Explosiv statt schleichend: In überraschend vielen Fällen entsteht Krebs durch ein einmaliges, dramatisches Ereignis – den explosiven Zerfall eines oder mehrerer Chromosomen. Diese sogenannte Chromothripsis liegt bis zu 50 Prozent der Tumoren zugrunde, wie nun eine Studie enthüllt. Bei einigen Krebsarten wie Brustkrebs, Leberkrebs oder Knochenkrebs können es sogar bis zu 80 Prozent sein. Diese Erkenntnis hat auch Bedeutung für die Prognose und Therapie solcher Tumore.

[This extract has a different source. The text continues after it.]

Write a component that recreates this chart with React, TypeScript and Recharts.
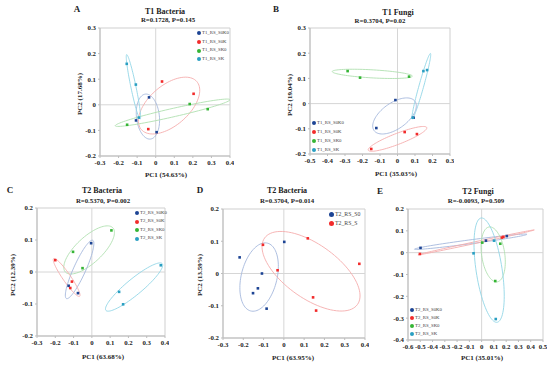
import { ReferenceArea, ReferenceLine, Scatter, ScatterChart, XAxis, YAxis } from "recharts";

const FONT = '"Liberation Serif", "Times New Roman", serif';

const COLORS = { s0k0: "#1d4494", s0k: "#f22b2b", sk0: "#35b535", sk: "#2a9fc2" };
const RING = { s0k0: "#a5b8dc", s0k: "#f5adad", sk0: "#b0e0b0", sk: "#92d6e6" };

// panel A — T1 bacteria
const aS0K0 = [{ x: -0.036, y: 0.029 }, { x: -0.106, y: -0.061 }, { x: 0.005, y: -0.107 }];
const aS0K = [{ x: 0.034, y: 0.091 }, { x: 0.204, y: 0.043 }, { x: -0.04, y: -0.095 }];
const aSK0 = [{ x: -0.154, y: -0.078 }, { x: 0.183, y: 0.003 }, { x: 0.28, y: -0.017 }];
const aSK = [{ x: -0.156, y: 0.16 }, { x: -0.107, y: 0.079 }, { x: -0.091, y: -0.05 }];
// ellipse: centre, vector to tip, conjugate vector
const aRings = [
  { k: "s0k0", c: [-0.042, -0.046], u: [-0.01, 0.088], v: [0.062, 0] },
  { k: "s0k", c: [0.072, -0.003], u: [0.149, 0.094], v: [0.071, -0.059] },
  { k: "sk0", c: [0.091, -0.031], u: [0.309, 0.051], v: [0.005, -0.016] },
  { k: "sk", c: [-0.12, 0.07], u: [-0.036, 0.126], v: [0.014, 0] },
];

// panel B — T1 fungi
const bS0K0 = [{ x: -0.012, y: 0.014 }, { x: -0.121, y: -0.097 }, { x: 0.092, y: -0.056 }];
const bS0K = [{ x: -0.15, y: -0.18 }, { x: 0.041, y: -0.113 }, { x: 0.111, y: -0.121 }];
const bSK0 = [{ x: -0.285, y: 0.129 }, { x: -0.214, y: 0.103 }, { x: 0.066, y: 0.107 }];
const bSK = [{ x: 0.148, y: 0.129 }, { x: 0.169, y: 0.133 }, { x: 0.087, y: -0.056 }];
const bRings = [
  { k: "sk0", c: [-0.144, 0.118], u: [0.229, -0.009], v: [0, 0.016] },
  { k: "sk", c: [0.136, 0.069], u: [0.052, 0.13], v: [0.014, 0] },
  { k: "s0k0", c: [-0.017, -0.049], u: [0.117, 0.058], v: [0.043, -0.042] },
  { k: "s0k", c: [0, -0.14], u: [0.167, 0.045], v: [0.012, -0.02] },
];

// panel C — T2 bacteria
const cS0K0 = [{ x: -0.004, y: 0.09 }, { x: -0.127, y: -0.043 }, { x: -0.076, y: -0.066 }];
const cS0K = [{ x: -0.2, y: 0.037 }, { x: -0.109, y: -0.03 }, { x: -0.118, y: -0.05 }];
const cSK0 = [{ x: -0.103, y: 0.063 }, { x: -0.051, y: 0.012 }, { x: 0.107, y: 0.13 }];
const cSK = [{ x: 0.149, y: -0.062 }, { x: 0.171, y: -0.101 }, { x: 0.377, y: 0.021 }];
const cRings = [
  { k: "sk0", c: [-0.015, 0.069], u: [0.13, 0.069], v: [0.048, -0.03] },
  { k: "s0k0", c: [-0.067, 0.008], u: [0.072, 0.091], v: [0.03, -0.008] },
  { k: "s0k", c: [-0.138, -0.017], u: [-0.071, 0.059], v: [0.018, 0.007] },
  { k: "sk", c: [0.231, -0.047], u: [0.154, 0.073], v: [0.028, -0.019] },
];

// panel D — T2 bacteria, S0 vs S
const dS0 = [
  { x: -0.218, y: 0.05 }, { x: -0.108, y: 0 }, { x: -0.128, y: -0.046 },
  { x: -0.152, y: -0.061 }, { x: -0.085, y: -0.109 }, { x: 0.002, y: 0.098 },
];
const dS = [
  { x: -0.103, y: 0.089 }, { x: -0.031, y: 0.01 }, { x: 0.118, y: 0.109 },
  { x: 0.372, y: 0.03 }, { x: 0.144, y: -0.074 }, { x: 0.159, y: -0.115 },
];
const dRings = [
  { k: "s0k0", c: [-0.122, -0.011], u: [0.03, 0.106], v: [0.09, 0] },
  { k: "s0k", c: [0.134, 0.007], u: [0.229, -0.103], v: [0.077, 0.068] },
];

// panel E — T2 fungi
const eS0K0 = [{ x: -0.498, y: 0.022 }, { x: 0.035, y: 0.055 }, { x: 0.205, y: 0.076 }];
const eS0K = [{ x: -0.503, y: -0.006 }, { x: 0.165, y: 0.069 }, { x: 0.177, y: 0.072 }];
const eSK0 = [{ x: 0.005, y: 0.046 }, { x: 0.152, y: 0.041 }, { x: 0.111, y: -0.13 }];
const eSK = [{ x: -0.066, y: -0.003 }, { x: 0.101, y: 0.055 }, { x: 0.115, y: -0.304 }];
const eRings = [
  { k: "s0k0", c: [-0.089, 0.05], u: [0.458, 0.034], v: [0, 0.009] },
  { k: "s0k", c: [-0.045, 0.047], u: [0.474, 0.057], v: [0, 0.004] },
  { k: "sk0", c: [0.094, -0.008], u: [-0.027, 0.126], v: [0.095, 0] },
  { k: "sk", c: [0.061, -0.08], u: [-0.061, 0.239], v: [0.107, 0] },
];

const ticksA = [-0.3, -0.2, -0.1, 0, 0.1, 0.2, 0.3, 0.4];
const ticksB = [-0.5, -0.4, -0.3, -0.2, -0.1, 0, 0.1, 0.2, 0.3];
const ticksE = [-0.6, -0.5, -0.4, -0.3, -0.2, -0.1, 0, 0.1, 0.2, 0.3, 0.4, 0.5];
const yTicks53 = [-0.2, -0.1, 0, 0.1, 0.2, 0.3];
const yTicks22 = [-0.2, -0.1, 0, 0.1, 0.2];
const yTicksE = [-0.4, -0.3, -0.2, -0.1, 0, 0.1, 0.2];

function ringPoints(r: any) {
  const pts = [];
  for (let i = 0; i <= 90; i++) {
    const t = (i / 90) * Math.PI * 2;
    pts.push({
      x: r.c[0] + r.u[0] * Math.cos(t) + r.v[0] * Math.sin(t),
      y: r.c[1] + r.u[1] * Math.cos(t) + r.v[1] * Math.sin(t),
    });
  }
  return pts;
}

const dot = (color: string) => (p: any) => (
  <rect x={p.cx - 1.3} y={p.cy - 1.3} width={2.6} height={2.6} fill={color} />
);

const tickStyle = { fontFamily: FONT, fontSize: 6.8, fontWeight: 700, fill: "#222" };

function Panel({ box, xDomain, yDomain, xTicks, yTicks, groups, rings }: any) {
  const [left, top, w, h] = box;
  return (
    <div style={{ position: "absolute", left: left - 30, top: top - 4 }}>
      <ScatterChart width={w + 34} height={h + 20} margin={{ top: 4, right: 4, bottom: 0, left: 0 }}>
        <XAxis
          type="number" dataKey="x" domain={xDomain} ticks={xTicks} interval={0} allowDataOverflow
          height={16} tick={tickStyle} tickSize={2} tickMargin={2} stroke="#bdbdbd"
        />
        <YAxis
          type="number" dataKey="y" domain={yDomain} ticks={yTicks} interval={0} allowDataOverflow
          width={30} tick={tickStyle} tickSize={2} tickMargin={2} stroke="#bdbdbd"
        />
        <ReferenceArea x1={xDomain[0]} x2={xDomain[1]} y1={yDomain[0]} y2={yDomain[1]} fill="none" stroke="#cfcfcf" />
        <ReferenceLine x={0} stroke="#d6d6d6" />
        <ReferenceLine y={0} stroke="#d6d6d6" />
        {rings.map((r: any, i: number) => {
          const col = RING[r.k as keyof typeof RING];
          return (
            <Scatter
              key={"r" + i} data={ringPoints(r)} fill={col} stroke={col}
              line={{ stroke: col, strokeWidth: 0.9 }}
              shape={() => <g />} isAnimationActive={false}
            />
          );
        })}
        {groups.map((g: any) => (
          <Scatter key={g.name} data={g.data} shape={dot(g.color)} isAnimationActive={false} />
        ))}
      </ScatterChart>
    </div>
  );
}

function Legend({ x, y, items, step, size }: any) {
  return (
    <div style={{ position: "absolute", left: x, top: y }}>
      {items.map((g: any, i: number) => (
        <div key={g.name} style={{ position: "absolute", top: i * step, left: 0, display: "flex", alignItems: "center", whiteSpace: "nowrap" }}>
          <span style={{ width: size, height: size, borderRadius: "50%", background: g.color, display: "inline-block", marginRight: 1 }} />
          <span style={{ fontSize: size + 0.8, color: "#444", lineHeight: 1 }}>{g.name}</span>
        </div>
      ))}
    </div>
  );
}

const txt = (s: string, x: number, y: number, size: number, bold = true, rotate = false) => (
  <div
    style={{
      position: "absolute", left: x, top: y, fontSize: size, fontWeight: bold ? 700 : 400,
      whiteSpace: "nowrap", lineHeight: 1, transform: `translate(-50%, -50%)${rotate ? " rotate(-90deg)" : ""}`,
    }}
  >
    {s}
  </div>
);

const groups4 = (p: string, a: any[], b: any[], c: any[], d: any[]) => [
  { name: `${p}_RS_S0K0`, color: COLORS.s0k0, data: a },
  { name: `${p}_RS_S0K`, color: COLORS.s0k, data: b },
  { name: `${p}_RS_SK0`, color: COLORS.sk0, data: c },
  { name: `${p}_RS_SK`, color: COLORS.sk, data: d },
];

export default function App() {
  const gA = groups4("T1", aS0K0, aS0K, aSK0, aSK);
  const gB = groups4("T1", bS0K0, bS0K, bSK0, bSK);
  const gC = groups4("T2", cS0K0, cS0K, cSK0, cSK);
  const gD = [
    { name: "T2_RS_S0", color: COLORS.s0k0, data: dS0 },
    { name: "T2_RS_S", color: COLORS.s0k, data: dS },
  ];
  const gE = groups4("T2", eS0K0, eS0K, eSK0, eSK);
  return (
    <div style={{ position: "absolute", left: 0, top: 0, width: 550, height: 367, background: "#fff", fontFamily: FONT, color: "#222", overflow: "hidden" }}>
      <Panel box={[100, 28, 130, 128]} xDomain={[-0.3, 0.4]} yDomain={[-0.2, 0.3]} xTicks={ticksA} yTicks={yTicks53} groups={gA} rings={aRings} />
      <Panel box={[310, 28, 140, 126]} xDomain={[-0.5, 0.3]} yDomain={[-0.2, 0.3]} xTicks={ticksB} yTicks={yTicks53} groups={gB} rings={bRings} />
      <Panel box={[37, 208, 128, 128]} xDomain={[-0.3, 0.4]} yDomain={[-0.2, 0.2]} xTicks={ticksA} yTicks={yTicks22} groups={gC} rings={cRings} />
      <Panel box={[223, 209, 142, 129]} xDomain={[-0.3, 0.4]} yDomain={[-0.2, 0.2]} xTicks={ticksA} yTicks={yTicks22} groups={gD} rings={dRings} />
      <Panel box={[408, 209, 135, 131]} xDomain={[-0.6, 0.5]} yDomain={[-0.4, 0.2]} xTicks={ticksE} yTicks={yTicksE} groups={gE} rings={eRings} />

      <Legend x={197} y={31} items={gA} step={8.7} size={4} />
      <Legend x={312} y={121} items={gB} step={8.9} size={4} />
      <Legend x={135} y={211} items={gC} step={8.4} size={4} />
      <Legend x={329} y={211.5} items={gD} step={9.3} size={5} />
      <Legend x={410} y={308} items={gE} step={8} size={4} />

      {txt("A", 77, 9, 9)}
      {txt("B", 276, 9, 9)}
      {txt("C", 10, 190, 9)}
      {txt("D", 200, 190, 9)}
      {txt("E", 380, 191, 9)}

      {txt("T1 Bacteria", 165, 12, 8)}
      {txt("R=0.1728, P=0.145", 168, 19.5, 6.8)}
      {txt("T1 Fungi", 398, 13, 8)}
      {txt("R=0.3704, P=0.02", 380, 20.5, 6.8)}
      {txt("T2 Bacteria", 102, 191, 8)}
      {txt("R=0.5370, P=0.002", 103, 200.5, 6.8)}
      {txt("T2 Bacteria", 287, 191, 8)}
      {txt("R=0.3704, P=0.014", 287, 200.5, 6.8)}
      {txt("T2 Fungi", 478, 192, 8)}
      {txt("R=-0.0093, P=0.509", 476, 201, 6.8)}

      {txt("PC1 (54.63%)", 166, 175, 7)}
      {txt("PC2 (17.68%)", 80, 94, 7, true, true)}
      {txt("PC1 (35.03%)", 396, 174, 7)}
      {txt("PC2 (19.04%)", 290, 95, 7, true, true)}
      {txt("PC1 (63.68%)", 103, 357, 7)}
      {txt("PC2 (12.39%)", 13, 275, 7, true, true)}
      {txt("PC1 (63.95%)", 293, 358, 7)}
      {txt("PC2 (13.59%)", 200, 275, 7, true, true)}
      {txt("PC1 (35.01%)", 482, 358, 7)}
    </div>
  );
}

Gängiger Annahme nach entwickelt sich Krebs eher schrittweise, durch eine Ansammlung von Mutationen und DNA-Schäden, die nach und nach zur Entartung der Zelle führen. Sie teilt sich dadurch immer weiter, statt wie normalerweise üblich vom Immunsystem abgetötet zu werden oder durch das zelluläre Selbstmordprogramm von selbst abzusterben. Die Folge ist eine aggressiv wachsende Wucherung – ein Krebstumor.
Katastrophaler Zerfall
Doch es geht auch anders: Schon länger ist bekannt, dass es manchmal zu einer regelrechten „Explosion“ im Erbgut kommen kann. Bei diesem katastrophalen Ereignis zerfällt eines oder mehrere Chromosomen fast völlig. Hunderte bis tausende von DNA-Strangbrüchen treten auf einmal auf, ganze Arme brechen ab, Genabschnitte werden herausgetrennt. Diesem „Totalschaden“ sind die DNA-Reparaturmechanismen der Zellen nicht gewachsen: Sie bauen das zerstörte Chromosom fehlerhaft und unvollständig wieder zusammen.
Das hat fatale Folgen: Oft werden durch diese Chromosomen-„Explosion“ potente Krebsgene aktiviert und die Zelle entartet. „Die Chromothripsis ist mit einem besonders aggressiven Tumorverhalten verknüpft und mit einer schlechten Prognose für die Krebspatienten“, erklären Natalia Voronina vom Deutschen Krebsforschungszentrum (DKFZ) in Heidelberg und ihre Kollegen.